I've done marathons and half-ironman distance races. I trained harder for this marathon than for any other marathon that I've done. I did a 22-miler with solid 10-minute splits. I ran an 18-miler in negative splits just three weeks ago. And, two weeks ago, I finished a half marathon in 2:03. I was hoping to not only do well, but to have a personal record by several minutes. So what happened today? I'm not sure.

Dinner last night was at a Mexican restaurant, with pinto beans, rice, and some veggies and fried bananas. It wasn't anything too unusual, other than that I probably ate more than I usually do. But my stomach was fine in the morning. My pre-race fuel was my usual raisin bran with soy milk, yogurt, and a piece of fruit. I felt strong at the start. My strategy was 9:45/mile splits. I was hitting those consistently, maybe a little faster on a couple miles with a downhill. I was fueling with Gu, and with the Sharkies on the course which I specifically tried out on my own last weekend because I knew they'd be at the race and wanted to make sure I'd digest them okay. And I felt great -- that is, until about mile 13, when I slowed down a bit. I had a little bit of stomach cramping. Maybe I was dehydrated, I thought, so at the mile 14 water station, I walked through, drinking a cup of electrolyte drink plus two cups of water. I felt better for a little bit.

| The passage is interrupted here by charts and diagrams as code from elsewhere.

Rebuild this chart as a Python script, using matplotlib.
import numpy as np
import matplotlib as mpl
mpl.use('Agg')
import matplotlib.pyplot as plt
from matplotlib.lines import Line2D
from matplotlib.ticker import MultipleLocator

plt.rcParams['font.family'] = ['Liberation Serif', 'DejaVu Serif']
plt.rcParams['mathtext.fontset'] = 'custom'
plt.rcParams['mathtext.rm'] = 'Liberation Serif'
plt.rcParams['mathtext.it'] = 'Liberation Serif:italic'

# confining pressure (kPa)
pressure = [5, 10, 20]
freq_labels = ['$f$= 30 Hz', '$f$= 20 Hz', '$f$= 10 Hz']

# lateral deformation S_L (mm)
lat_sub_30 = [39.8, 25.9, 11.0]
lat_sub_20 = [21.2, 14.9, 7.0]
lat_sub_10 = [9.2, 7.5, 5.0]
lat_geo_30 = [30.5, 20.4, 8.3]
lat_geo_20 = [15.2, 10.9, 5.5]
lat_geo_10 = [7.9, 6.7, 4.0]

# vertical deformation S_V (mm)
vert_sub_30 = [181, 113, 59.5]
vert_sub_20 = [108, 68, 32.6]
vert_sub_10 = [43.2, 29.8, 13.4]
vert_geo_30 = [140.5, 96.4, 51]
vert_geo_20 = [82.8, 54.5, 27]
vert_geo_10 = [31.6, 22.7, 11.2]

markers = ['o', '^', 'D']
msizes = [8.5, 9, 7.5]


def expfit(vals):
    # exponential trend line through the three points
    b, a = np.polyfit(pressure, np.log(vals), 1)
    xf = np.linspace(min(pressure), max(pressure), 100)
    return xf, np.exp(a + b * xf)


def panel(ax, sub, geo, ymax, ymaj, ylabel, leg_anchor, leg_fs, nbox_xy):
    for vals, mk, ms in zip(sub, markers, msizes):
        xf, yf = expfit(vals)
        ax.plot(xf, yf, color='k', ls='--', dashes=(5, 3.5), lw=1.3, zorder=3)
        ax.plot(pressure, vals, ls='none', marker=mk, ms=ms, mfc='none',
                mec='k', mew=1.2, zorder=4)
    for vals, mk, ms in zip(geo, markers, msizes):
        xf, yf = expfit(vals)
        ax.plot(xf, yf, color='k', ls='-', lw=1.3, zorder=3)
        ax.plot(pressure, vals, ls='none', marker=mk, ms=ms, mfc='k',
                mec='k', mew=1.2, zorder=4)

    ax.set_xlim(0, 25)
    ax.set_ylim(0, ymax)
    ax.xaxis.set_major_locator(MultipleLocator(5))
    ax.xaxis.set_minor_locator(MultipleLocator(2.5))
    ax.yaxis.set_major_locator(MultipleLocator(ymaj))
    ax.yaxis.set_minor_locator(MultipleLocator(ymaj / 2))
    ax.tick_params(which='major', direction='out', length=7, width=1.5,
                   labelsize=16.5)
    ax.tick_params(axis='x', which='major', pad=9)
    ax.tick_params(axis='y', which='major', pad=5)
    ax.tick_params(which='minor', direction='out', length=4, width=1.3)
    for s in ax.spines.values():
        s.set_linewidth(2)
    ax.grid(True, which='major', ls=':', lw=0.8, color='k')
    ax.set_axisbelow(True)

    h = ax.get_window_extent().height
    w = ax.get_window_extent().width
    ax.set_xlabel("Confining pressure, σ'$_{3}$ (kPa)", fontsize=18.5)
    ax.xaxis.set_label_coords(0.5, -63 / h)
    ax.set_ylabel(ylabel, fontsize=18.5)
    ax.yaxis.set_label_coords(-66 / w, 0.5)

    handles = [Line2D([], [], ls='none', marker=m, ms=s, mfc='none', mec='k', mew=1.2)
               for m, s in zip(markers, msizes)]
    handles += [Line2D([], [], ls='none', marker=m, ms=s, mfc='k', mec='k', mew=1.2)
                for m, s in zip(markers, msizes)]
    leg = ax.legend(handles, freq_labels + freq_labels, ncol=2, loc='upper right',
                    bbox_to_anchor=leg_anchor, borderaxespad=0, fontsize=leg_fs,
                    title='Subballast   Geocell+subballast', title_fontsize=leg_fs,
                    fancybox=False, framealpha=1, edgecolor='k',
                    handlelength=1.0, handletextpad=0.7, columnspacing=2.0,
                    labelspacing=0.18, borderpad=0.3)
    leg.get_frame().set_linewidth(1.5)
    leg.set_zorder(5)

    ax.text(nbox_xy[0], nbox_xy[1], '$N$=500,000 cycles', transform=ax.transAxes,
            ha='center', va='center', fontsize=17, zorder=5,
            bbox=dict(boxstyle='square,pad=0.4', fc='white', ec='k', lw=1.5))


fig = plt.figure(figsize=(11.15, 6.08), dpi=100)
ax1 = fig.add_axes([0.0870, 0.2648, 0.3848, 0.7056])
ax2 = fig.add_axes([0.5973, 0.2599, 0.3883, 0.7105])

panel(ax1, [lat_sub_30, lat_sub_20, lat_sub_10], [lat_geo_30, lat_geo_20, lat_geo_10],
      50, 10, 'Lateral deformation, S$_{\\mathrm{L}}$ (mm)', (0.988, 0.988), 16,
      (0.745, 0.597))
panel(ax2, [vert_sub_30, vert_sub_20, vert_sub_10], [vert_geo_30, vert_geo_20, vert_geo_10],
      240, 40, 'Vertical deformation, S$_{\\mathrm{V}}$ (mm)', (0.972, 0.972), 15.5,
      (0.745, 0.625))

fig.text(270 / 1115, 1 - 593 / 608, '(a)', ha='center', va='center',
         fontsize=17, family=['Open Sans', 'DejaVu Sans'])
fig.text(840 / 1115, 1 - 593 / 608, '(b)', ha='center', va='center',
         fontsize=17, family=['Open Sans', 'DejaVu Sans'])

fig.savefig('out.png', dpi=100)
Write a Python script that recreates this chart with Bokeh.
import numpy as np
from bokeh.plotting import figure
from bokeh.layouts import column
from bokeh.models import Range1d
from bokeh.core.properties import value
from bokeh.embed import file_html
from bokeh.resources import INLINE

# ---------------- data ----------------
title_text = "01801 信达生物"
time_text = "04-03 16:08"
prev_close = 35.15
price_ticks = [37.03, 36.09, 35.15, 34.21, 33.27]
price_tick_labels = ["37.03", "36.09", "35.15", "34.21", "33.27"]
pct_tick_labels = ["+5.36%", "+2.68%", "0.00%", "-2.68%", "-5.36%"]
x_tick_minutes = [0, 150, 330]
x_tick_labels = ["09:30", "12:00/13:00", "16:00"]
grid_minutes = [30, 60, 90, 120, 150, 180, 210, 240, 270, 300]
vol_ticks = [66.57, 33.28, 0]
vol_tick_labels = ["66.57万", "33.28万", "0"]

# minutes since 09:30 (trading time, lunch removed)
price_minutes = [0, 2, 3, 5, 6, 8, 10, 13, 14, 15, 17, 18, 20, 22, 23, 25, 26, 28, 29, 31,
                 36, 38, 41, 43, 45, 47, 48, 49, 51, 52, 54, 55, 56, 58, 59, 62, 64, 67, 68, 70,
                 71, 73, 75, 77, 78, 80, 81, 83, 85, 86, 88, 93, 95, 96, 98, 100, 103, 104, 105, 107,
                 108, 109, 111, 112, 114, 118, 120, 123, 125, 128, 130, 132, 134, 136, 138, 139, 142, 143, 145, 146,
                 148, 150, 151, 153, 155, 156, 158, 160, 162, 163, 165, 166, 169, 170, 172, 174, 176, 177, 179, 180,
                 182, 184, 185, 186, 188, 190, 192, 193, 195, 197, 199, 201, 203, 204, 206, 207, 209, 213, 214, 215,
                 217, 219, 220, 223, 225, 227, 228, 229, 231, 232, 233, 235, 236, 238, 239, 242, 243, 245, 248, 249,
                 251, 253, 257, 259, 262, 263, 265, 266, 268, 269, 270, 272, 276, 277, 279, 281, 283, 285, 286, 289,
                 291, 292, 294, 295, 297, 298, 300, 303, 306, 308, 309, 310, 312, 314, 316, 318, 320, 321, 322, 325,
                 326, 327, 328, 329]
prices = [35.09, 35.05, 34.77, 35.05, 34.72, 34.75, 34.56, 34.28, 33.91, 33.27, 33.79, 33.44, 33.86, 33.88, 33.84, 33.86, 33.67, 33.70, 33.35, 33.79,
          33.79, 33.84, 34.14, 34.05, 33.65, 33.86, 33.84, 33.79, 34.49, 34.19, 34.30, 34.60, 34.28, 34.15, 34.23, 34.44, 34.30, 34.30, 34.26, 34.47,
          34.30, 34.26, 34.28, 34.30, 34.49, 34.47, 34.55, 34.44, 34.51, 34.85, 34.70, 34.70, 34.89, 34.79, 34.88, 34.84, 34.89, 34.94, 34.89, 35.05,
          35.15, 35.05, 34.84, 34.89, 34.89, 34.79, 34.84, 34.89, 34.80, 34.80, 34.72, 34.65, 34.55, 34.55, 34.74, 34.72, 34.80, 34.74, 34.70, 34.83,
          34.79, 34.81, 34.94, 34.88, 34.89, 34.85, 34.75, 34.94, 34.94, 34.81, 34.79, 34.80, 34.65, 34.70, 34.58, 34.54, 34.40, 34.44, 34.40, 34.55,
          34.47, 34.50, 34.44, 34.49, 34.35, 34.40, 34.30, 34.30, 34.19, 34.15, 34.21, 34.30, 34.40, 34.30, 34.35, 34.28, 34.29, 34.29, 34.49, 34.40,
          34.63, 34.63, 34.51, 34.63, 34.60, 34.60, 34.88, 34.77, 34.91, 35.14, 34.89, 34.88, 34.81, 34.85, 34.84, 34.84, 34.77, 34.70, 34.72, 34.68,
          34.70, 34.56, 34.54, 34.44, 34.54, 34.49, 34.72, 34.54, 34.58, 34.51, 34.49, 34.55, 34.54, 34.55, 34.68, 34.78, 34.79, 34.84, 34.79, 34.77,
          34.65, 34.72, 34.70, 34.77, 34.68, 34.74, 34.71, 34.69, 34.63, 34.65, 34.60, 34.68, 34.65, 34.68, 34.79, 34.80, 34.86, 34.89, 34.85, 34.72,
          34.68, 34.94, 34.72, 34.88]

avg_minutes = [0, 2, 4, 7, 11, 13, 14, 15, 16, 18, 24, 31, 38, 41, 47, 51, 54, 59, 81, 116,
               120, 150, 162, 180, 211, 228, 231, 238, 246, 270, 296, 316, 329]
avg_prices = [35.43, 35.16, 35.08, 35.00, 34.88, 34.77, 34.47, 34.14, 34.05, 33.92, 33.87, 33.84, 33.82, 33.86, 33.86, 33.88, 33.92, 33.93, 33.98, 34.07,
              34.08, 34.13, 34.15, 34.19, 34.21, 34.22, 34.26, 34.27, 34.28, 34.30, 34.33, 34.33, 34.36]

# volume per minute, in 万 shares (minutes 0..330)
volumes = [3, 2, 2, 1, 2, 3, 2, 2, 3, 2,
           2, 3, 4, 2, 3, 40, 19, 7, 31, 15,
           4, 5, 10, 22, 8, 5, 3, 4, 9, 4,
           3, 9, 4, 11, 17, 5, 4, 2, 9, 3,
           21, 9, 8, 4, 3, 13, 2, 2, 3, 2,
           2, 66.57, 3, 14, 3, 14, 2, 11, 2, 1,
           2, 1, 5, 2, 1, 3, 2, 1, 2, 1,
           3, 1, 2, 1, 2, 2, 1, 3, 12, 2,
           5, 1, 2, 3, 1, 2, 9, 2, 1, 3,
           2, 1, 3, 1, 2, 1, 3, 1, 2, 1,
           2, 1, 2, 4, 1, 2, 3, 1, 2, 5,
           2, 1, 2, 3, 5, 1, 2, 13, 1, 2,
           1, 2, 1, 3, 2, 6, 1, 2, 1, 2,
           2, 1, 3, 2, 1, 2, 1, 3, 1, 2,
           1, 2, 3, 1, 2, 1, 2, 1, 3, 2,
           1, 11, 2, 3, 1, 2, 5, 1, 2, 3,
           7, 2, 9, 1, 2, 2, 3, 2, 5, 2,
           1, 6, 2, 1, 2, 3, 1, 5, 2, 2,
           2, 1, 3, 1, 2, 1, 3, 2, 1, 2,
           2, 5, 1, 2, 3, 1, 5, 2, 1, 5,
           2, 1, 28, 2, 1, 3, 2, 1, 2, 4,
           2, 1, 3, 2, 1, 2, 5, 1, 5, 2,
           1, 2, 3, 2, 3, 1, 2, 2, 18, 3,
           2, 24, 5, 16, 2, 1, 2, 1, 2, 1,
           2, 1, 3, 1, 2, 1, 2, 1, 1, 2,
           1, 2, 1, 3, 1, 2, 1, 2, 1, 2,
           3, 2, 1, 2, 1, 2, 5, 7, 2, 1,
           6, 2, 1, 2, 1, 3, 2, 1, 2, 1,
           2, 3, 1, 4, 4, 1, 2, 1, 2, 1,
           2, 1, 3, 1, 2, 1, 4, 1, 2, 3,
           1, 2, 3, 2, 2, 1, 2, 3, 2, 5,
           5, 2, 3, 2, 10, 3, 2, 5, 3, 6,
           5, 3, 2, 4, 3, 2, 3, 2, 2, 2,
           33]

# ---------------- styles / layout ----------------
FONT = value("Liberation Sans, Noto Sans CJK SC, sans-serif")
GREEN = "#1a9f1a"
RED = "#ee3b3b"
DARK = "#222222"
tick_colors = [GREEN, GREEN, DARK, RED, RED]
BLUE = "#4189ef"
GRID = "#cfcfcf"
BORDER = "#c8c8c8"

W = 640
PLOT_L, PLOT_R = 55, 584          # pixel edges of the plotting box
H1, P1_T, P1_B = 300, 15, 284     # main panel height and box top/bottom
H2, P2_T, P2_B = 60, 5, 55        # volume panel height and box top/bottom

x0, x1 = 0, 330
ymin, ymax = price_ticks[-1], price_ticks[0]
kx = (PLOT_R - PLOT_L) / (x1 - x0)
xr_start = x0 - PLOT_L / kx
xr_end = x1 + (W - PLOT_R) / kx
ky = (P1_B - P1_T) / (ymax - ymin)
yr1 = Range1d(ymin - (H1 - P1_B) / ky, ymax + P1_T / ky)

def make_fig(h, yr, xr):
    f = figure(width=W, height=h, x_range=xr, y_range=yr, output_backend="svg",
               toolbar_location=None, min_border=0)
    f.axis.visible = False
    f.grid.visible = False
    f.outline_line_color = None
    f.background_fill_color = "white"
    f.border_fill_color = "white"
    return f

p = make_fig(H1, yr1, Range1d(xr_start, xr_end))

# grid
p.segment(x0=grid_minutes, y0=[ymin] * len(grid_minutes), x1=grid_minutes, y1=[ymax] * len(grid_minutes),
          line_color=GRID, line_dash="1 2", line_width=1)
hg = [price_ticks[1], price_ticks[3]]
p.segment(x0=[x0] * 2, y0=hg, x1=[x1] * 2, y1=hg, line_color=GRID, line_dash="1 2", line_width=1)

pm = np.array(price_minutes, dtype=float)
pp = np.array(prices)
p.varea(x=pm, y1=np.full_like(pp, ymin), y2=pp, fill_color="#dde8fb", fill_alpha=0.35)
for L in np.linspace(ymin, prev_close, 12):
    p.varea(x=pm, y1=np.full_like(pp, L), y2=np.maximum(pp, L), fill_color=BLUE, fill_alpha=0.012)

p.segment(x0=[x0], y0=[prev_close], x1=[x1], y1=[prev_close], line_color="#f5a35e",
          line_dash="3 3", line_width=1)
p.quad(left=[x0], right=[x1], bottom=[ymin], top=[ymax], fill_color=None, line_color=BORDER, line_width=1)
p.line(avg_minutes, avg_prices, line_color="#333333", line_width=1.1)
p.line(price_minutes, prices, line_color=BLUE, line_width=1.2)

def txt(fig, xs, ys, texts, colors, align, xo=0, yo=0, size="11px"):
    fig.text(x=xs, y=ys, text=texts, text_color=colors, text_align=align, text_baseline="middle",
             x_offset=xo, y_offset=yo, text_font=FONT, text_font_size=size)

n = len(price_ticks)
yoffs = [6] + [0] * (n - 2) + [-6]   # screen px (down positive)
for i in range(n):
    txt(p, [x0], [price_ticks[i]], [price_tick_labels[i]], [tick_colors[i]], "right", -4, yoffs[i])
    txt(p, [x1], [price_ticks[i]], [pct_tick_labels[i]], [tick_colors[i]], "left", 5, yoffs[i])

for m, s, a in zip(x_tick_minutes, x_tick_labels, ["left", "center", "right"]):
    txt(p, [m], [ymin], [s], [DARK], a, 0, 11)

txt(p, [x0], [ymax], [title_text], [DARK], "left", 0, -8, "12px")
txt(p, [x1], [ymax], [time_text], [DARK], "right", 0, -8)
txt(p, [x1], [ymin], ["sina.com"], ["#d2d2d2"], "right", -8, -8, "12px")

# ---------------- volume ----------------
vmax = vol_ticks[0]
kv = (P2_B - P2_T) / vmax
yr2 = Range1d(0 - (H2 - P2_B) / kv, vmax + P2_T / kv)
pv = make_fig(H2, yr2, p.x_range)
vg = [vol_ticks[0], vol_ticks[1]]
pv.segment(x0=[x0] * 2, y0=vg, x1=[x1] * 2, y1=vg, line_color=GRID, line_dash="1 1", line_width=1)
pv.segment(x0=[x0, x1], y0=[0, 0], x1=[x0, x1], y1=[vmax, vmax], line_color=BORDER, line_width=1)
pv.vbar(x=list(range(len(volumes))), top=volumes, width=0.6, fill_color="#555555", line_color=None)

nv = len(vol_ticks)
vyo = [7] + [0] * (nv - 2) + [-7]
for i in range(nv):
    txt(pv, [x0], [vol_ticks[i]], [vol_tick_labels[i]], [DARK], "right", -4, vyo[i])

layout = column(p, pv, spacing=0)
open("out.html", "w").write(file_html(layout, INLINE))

Then came worse stomach cramping and the urgent need to stop at a port-o-potty. And again, I felt a little better after that. I passed another water stop, but took nothing because I just felt I couldn't keep it down. At the next water stop I grabbed a Larabar, which I knew from past experience that I could digest while working out. But again the Larabar sat in my stomach like a rock. I had to walk a lot because running would induce cramping. Then I became lightheaded. I walked through several water stops without taking any drink or food because I couldn't keep them down. I passed the first aid tent at mile 18, thinking about stopping, but still, I wanted to see if I could feel better. I knew my goal time of 4:15 was in the toilet, but maybe 4:30? 4:40?

No such luck. I just felt worse and worse. A lot of people that I knew passed me, asked if I was okay. I appreciated their enthusiasm, but I was so embarrassed. Here I am, having trained so hard for this race, and I'm walking the last half of a marathon.

By mile 19, I resigned myself to the fact that I would not be finishing. Running just wasn't a possibility at this point, because I was even more lightheaded. I hadn't had any fluid since mile 14, which was well over an hour ago and I had no way of keeping any fluid or nutrition down. I had yet another emergent port-o-potty stop at mile 20. I couldn't feel my radial pulse, which is an indication of hypotension or low blood pressure. And finally I saw the first aid tent at mile 21.

I stumbled over and as tears streamed down my face, I stammered out.... "lightheaded.... cramps...." Next thing I knew I was lying down in the first aid tent, in tears, covered in blankets. I'm not one to cry at the drop of a hat, but I felt sick, but worse yet I was ashamed of myself having worked so hard for months for this marathon to land on a cot in a first aid tent. There, I was able to sip a bit of water, about an ounce, but not more than that. After resting for what felt like an eternity, shivering under countless blankets, I could sit up and not feel like I was going to fall over. I rode back to the start in the "sag wagon". I could have stopped at the first aid tent to get some IV fluids, but I didn't want to be in the happy race environment any more, so again stopping at a port-o-potty twice on the way, I stumbled to my car and drove home.

On the way home, I was able to keep a fruit smoothie down, though that wasn't pleasant. I weighed myself at home and found that I'm six pounds less than when I started this morning -- clearly dehydrated. And even now, hours later, I'm not feeling that great, though I'm sitting here sipping orange juice and oatmeal.

I'm mad, but it happens. Now, I need to move on. I want to prove I can run a marathon in 4:15-4:20. Based on my previous times I can do it. I'm going to find a marathon in the next couple of months and I will do it.